Being a director can be a heavy responsibility but it can have substantial rewards as well.



[1] SEC Form 20-IS, Ayala Corporation, 2005.

[2] SEC Opinion No. 31, May 26, 2003.

[3] SRC Rule 38 (2).

[4] SECTION 28. Removal of directors or trustees. — Any director or trustee of a corporation may be removed from office by a vote of the stockholders holding or representing at least two-thirds (2/3) of the outstanding capital stock, or if the corporation be a non-stock corporation, by a vote of at least two-thirds (2/3) of the members entitled to vote: Provided, That such removal shall take place either at a regular meeting of the corporation or at a special meeting called for the purpose, and in either case, after previous notice to stockholders or members of the corporation of the intention to propose such removal at the meeting.
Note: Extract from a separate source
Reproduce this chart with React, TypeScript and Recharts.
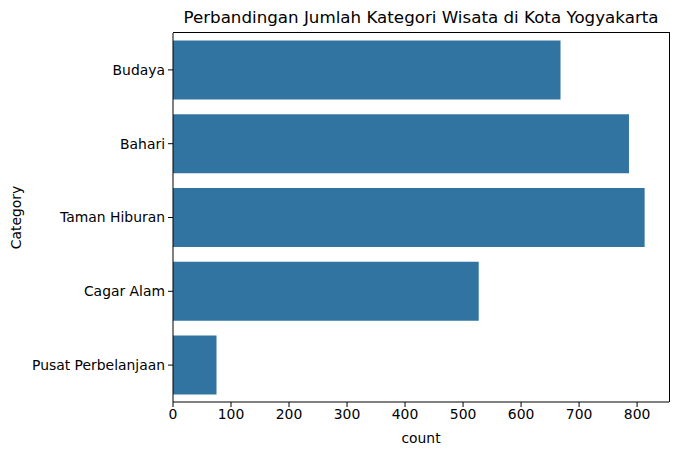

A special meeting of the stockholders or members of a corporation for the purpose of removal of directors or trustees, or any of them, must be called by the secretary on order of the president or on the written demand of the stockholders representing or holding at least a majority of the outstanding capital stock, or, if it be a non-stock corporation, on the written demand of a majority of the members entitled to vote.
Should the secretary fail or refuse to call the special meeting upon such demand or fail or refuse to give the notice, or if there is no secretary, the call for the meeting may be addressed directly to the stockholders or members by any stockholder or member of the corporation signing the demand. Notice of the time and place of such meeting, as well as of the intention to propose such removal, must be given by publication or by written notice prescribed in this Code. Removal may be with or without cause: Provided, That removal without cause may not be used to deprive minority stockholders or members of the right of representation to which they may be entitled under Section 24 of this Code. (n)

[5] Ibid.

[6] (Campos, et al.,The Corporation Code, Comments, Notes and Selected Cases, Vol. I (1990), p. 643).